▶ _Data lines_
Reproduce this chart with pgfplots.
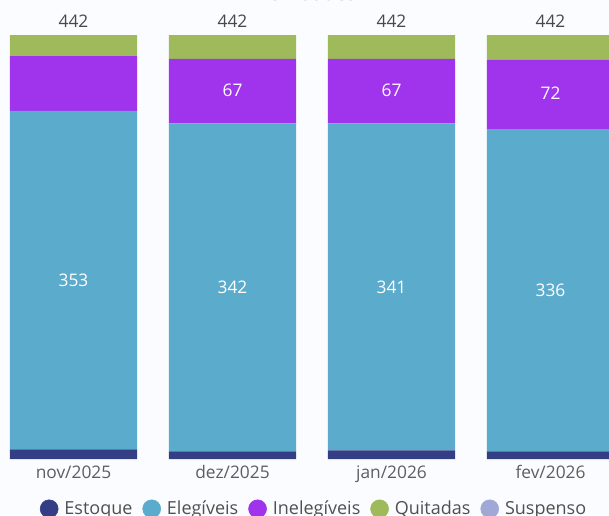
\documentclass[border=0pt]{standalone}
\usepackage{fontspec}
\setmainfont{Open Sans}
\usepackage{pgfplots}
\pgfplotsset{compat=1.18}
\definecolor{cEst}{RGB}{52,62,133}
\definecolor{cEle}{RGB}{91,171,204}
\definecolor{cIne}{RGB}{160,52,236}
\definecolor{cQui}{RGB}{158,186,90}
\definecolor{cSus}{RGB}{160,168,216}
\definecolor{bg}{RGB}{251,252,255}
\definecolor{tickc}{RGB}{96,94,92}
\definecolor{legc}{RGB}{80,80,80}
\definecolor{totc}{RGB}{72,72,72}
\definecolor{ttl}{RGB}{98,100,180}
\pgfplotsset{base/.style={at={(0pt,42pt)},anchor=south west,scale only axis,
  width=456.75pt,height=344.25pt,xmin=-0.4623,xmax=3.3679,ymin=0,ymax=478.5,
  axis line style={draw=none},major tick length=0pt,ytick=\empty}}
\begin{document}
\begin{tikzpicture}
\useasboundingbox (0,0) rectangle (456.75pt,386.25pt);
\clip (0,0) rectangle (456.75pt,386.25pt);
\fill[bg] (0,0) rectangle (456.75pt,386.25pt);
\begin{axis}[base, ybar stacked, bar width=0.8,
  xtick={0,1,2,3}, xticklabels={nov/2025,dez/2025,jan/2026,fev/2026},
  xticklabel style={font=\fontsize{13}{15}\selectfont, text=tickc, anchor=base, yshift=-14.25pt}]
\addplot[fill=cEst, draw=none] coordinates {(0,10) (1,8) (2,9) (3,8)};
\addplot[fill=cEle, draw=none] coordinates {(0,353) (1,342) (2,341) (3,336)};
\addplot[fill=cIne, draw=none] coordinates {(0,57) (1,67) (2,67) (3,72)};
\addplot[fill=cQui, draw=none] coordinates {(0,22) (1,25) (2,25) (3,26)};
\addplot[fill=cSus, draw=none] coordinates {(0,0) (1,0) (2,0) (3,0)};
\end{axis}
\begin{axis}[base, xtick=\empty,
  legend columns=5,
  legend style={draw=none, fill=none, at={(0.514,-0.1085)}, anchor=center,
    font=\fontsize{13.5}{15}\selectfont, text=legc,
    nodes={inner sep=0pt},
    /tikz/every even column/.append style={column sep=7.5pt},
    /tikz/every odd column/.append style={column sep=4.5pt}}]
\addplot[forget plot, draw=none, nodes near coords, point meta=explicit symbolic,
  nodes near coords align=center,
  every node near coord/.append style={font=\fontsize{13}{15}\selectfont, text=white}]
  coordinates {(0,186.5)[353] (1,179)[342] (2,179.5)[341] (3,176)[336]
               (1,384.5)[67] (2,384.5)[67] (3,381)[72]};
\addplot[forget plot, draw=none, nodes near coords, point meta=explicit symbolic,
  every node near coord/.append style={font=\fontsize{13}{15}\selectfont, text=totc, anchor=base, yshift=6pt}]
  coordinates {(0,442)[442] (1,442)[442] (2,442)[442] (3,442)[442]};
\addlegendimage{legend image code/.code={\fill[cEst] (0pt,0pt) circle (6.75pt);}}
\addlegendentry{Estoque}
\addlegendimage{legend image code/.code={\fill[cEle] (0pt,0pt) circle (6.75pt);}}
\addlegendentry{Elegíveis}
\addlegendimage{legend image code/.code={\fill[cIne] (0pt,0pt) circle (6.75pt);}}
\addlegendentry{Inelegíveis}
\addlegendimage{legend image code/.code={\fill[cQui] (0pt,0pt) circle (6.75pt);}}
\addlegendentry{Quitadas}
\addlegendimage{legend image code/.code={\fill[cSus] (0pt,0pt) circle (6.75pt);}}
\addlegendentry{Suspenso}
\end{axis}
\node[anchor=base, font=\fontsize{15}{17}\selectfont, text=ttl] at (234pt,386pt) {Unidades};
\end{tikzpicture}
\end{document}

▶ _What the task asks_
Return each line of the data, keeping its wording exact and omitting pictures.

▶ _Output of the task_
Reproduce this chart with pgfplots.
\documentclass[border=0pt]{standalone}
\usepackage{fontspec}
\setmainfont{Open Sans}
\usepackage{pgfplots}
\pgfplotsset{compat=1.18}
\definecolor{cEst}{RGB}{52,62,133}
\definecolor{cEle}{RGB}{91,171,204}
\definecolor{cIne}{RGB}{160,52,236}
\definecolor{cQui}{RGB}{158,186,90}
\definecolor{cSus}{RGB}{160,168,216}
\definecolor{bg}{RGB}{251,252,255}
\definecolor{tickc}{RGB}{96,94,92}
\definecolor{legc}{RGB}{80,80,80}
\definecolor{totc}{RGB}{72,72,72}
\definecolor{ttl}{RGB}{98,100,180}
\pgfplotsset{base/.style={at={(0pt,42pt)},anchor=south west,scale only axis,
  width=456.75pt,height=344.25pt,xmin=-0.4623,xmax=3.3679,ymin=0,ymax=478.5,
  axis line style={draw=none},major tick length=0pt,ytick=\empty}}
\begin{document}
\begin{tikzpicture}
\useasboundingbox (0,0) rectangle (456.75pt,386.25pt);
\clip (0,0) rectangle (456.75pt,386.25pt);
\fill[bg] (0,0) rectangle (456.75pt,386.25pt);
\begin{axis}[base, ybar stacked, bar width=0.8,
  xtick={0,1,2,3}, xticklabels={nov/2025,dez/2025,jan/2026,fev/2026},
  xticklabel style={font=\fontsize{13}{15}\selectfont, text=tickc, anchor=base, yshift=-14.25pt}]
\addplot[fill=cEst, draw=none] coordinates {(0,10) (1,8) (2,9) (3,8)};
\addplot[fill=cEle, draw=none] coordinates {(0,353) (1,342) (2,341) (3,336)};
\addplot[fill=cIne, draw=none] coordinates {(0,57) (1,67) (2,67) (3,72)};
\addplot[fill=cQui, draw=none] coordinates {(0,22) (1,25) (2,25) (3,26)};
\addplot[fill=cSus, draw=none] coordinates {(0,0) (1,0) (2,0) (3,0)};
\end{axis}
\begin{axis}[base, xtick=\empty,
  legend columns=5,
  legend style={draw=none, fill=none, at={(0.514,-0.1085)}, anchor=center,
    font=\fontsize{13.5}{15}\selectfont, text=legc,
    nodes={inner sep=0pt},
    /tikz/every even column/.append style={column sep=7.5pt},
    /tikz/every odd column/.append style={column sep=4.5pt}}]
\addplot[forget plot, draw=none, nodes near coords, point meta=explicit symbolic,
  nodes near coords align=center,
  every node near coord/.append style={font=\fontsize{13}{15}\selectfont, text=white}]
  coordinates {(0,186.5)[353] (1,179)[342] (2,179.5)[341] (3,176)[336]
               (1,384.5)[67] (2,384.5)[67] (3,381)[72]};
\addplot[forget plot, draw=none, nodes near coords, point meta=explicit symbolic,
  every node near coord/.append style={font=\fontsize{13}{15}\selectfont, text=totc, anchor=base, yshift=6pt}]
  coordinates {(0,442)[442] (1,442)[442] (2,442)[442] (3,442)[442]};
\addlegendimage{legend image code/.code={\fill[cEst] (0pt,0pt) circle (6.75pt);}}
\addlegendentry{Estoque}
\addlegendimage{legend image code/.code={\fill[cEle] (0pt,0pt) circle (6.75pt);}}
\addlegendentry{Elegíveis}
\addlegendimage{legend image code/.code={\fill[cIne] (0pt,0pt) circle (6.75pt);}}
\addlegendentry{Inelegíveis}
\addlegendimage{legend image code/.code={\fill[cQui] (0pt,0pt) circle (6.75pt);}}
\addlegendentry{Quitadas}
\addlegendimage{legend image code/.code={\fill[cSus] (0pt,0pt) circle (6.75pt);}}
\addlegendentry{Suspenso}
\end{axis}
\node[anchor=base, font=\fontsize{15}{17}\selectfont, text=ttl] at (234pt,386pt) {Unidades};
\end{tikzpicture}
\end{document}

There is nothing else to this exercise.